start

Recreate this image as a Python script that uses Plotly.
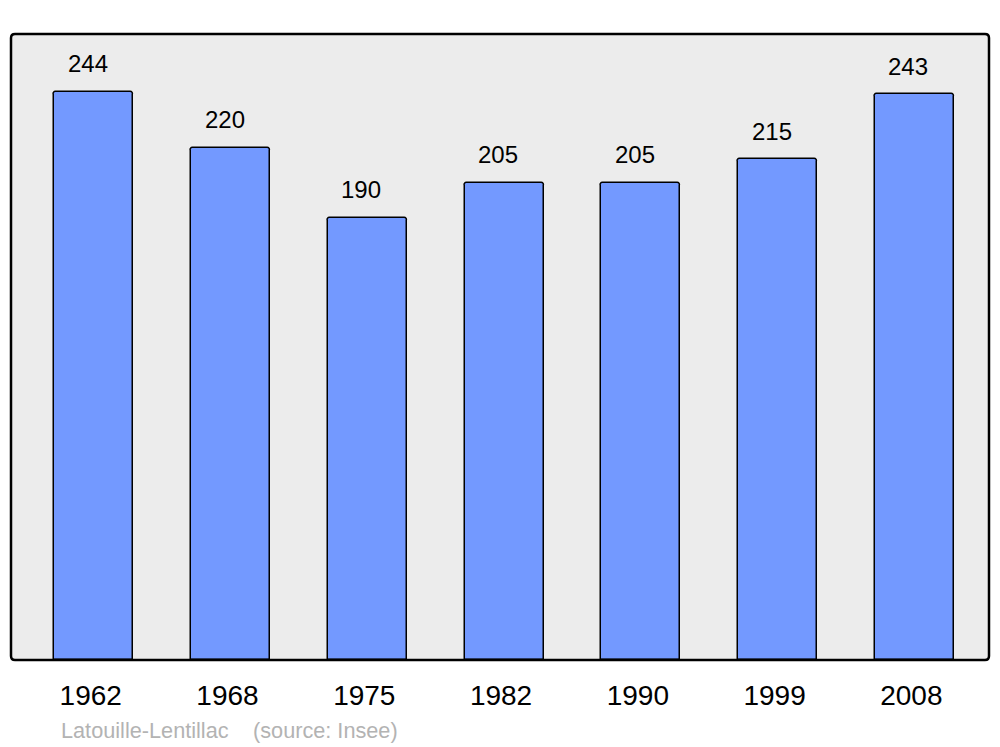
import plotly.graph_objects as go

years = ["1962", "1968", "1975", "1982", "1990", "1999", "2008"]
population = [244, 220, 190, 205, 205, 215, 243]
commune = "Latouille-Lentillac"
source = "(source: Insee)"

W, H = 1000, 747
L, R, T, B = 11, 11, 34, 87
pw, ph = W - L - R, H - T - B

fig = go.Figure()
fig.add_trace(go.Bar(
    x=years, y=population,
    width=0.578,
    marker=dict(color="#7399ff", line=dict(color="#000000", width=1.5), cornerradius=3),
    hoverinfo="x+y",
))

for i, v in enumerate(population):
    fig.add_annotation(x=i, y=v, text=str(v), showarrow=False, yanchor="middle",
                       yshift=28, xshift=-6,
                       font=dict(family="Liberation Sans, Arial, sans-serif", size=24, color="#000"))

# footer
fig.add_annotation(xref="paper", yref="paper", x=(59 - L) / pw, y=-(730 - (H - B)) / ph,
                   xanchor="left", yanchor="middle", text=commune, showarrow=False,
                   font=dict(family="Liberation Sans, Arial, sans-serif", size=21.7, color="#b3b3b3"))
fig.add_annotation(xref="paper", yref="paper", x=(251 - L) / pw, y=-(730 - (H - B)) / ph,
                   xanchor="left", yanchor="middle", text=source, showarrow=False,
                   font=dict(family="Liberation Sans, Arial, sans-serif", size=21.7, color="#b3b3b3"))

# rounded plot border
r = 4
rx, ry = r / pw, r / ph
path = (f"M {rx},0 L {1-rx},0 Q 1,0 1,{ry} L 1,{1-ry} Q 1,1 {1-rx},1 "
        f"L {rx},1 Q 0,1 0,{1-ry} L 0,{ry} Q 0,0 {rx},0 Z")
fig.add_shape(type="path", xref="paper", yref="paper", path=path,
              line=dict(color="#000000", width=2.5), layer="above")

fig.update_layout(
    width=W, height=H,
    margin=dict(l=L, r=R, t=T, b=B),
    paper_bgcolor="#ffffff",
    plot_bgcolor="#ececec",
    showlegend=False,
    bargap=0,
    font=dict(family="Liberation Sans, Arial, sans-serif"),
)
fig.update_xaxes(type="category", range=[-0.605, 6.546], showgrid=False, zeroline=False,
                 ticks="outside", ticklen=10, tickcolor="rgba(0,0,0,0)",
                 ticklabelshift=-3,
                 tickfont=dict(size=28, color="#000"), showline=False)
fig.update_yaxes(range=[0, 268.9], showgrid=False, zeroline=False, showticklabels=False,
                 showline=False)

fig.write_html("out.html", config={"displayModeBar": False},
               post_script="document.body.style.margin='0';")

end

Exercise directions:
Except for the pictures, copy the material above exactly.

Reply:
Recreate this image as a Python script that uses Plotly.
import plotly.graph_objects as go

years = ["1962", "1968", "1975", "1982", "1990", "1999", "2008"]
population = [244, 220, 190, 205, 205, 215, 243]
commune = "Latouille-Lentillac"
source = "(source: Insee)"

W, H = 1000, 747
L, R, T, B = 11, 11, 34, 87
pw, ph = W - L - R, H - T - B

fig = go.Figure()
fig.add_trace(go.Bar(
    x=years, y=population,
    width=0.578,
    marker=dict(color="#7399ff", line=dict(color="#000000", width=1.5), cornerradius=3),
    hoverinfo="x+y",
))

for i, v in enumerate(population):
    fig.add_annotation(x=i, y=v, text=str(v), showarrow=False, yanchor="middle",
                       yshift=28, xshift=-6,
                       font=dict(family="Liberation Sans, Arial, sans-serif", size=24, color="#000"))

# footer
fig.add_annotation(xref="paper", yref="paper", x=(59 - L) / pw, y=-(730 - (H - B)) / ph,
                   xanchor="left", yanchor="middle", text=commune, showarrow=False,
                   font=dict(family="Liberation Sans, Arial, sans-serif", size=21.7, color="#b3b3b3"))
fig.add_annotation(xref="paper", yref="paper", x=(251 - L) / pw, y=-(730 - (H - B)) / ph,
                   xanchor="left", yanchor="middle", text=source, showarrow=False,
                   font=dict(family="Liberation Sans, Arial, sans-serif", size=21.7, color="#b3b3b3"))

# rounded plot border
r = 4
rx, ry = r / pw, r / ph
path = (f"M {rx},0 L {1-rx},0 Q 1,0 1,{ry} L 1,{1-ry} Q 1,1 {1-rx},1 "
        f"L {rx},1 Q 0,1 0,{1-ry} L 0,{ry} Q 0,0 {rx},0 Z")
fig.add_shape(type="path", xref="paper", yref="paper", path=path,
              line=dict(color="#000000", width=2.5), layer="above")

fig.update_layout(
    width=W, height=H,
    margin=dict(l=L, r=R, t=T, b=B),
    paper_bgcolor="#ffffff",
    plot_bgcolor="#ececec",
    showlegend=False,
    bargap=0,
    font=dict(family="Liberation Sans, Arial, sans-serif"),
)
fig.update_xaxes(type="category", range=[-0.605, 6.546], showgrid=False, zeroline=False,
                 ticks="outside", ticklen=10, tickcolor="rgba(0,0,0,0)",
                 ticklabelshift=-3,
                 tickfont=dict(size=28, color="#000"), showline=False)
fig.update_yaxes(range=[0, 268.9], showgrid=False, zeroline=False, showticklabels=False,
                 showline=False)

fig.write_html("out.html", config={"displayModeBar": False},
               post_script="document.body.style.margin='0';")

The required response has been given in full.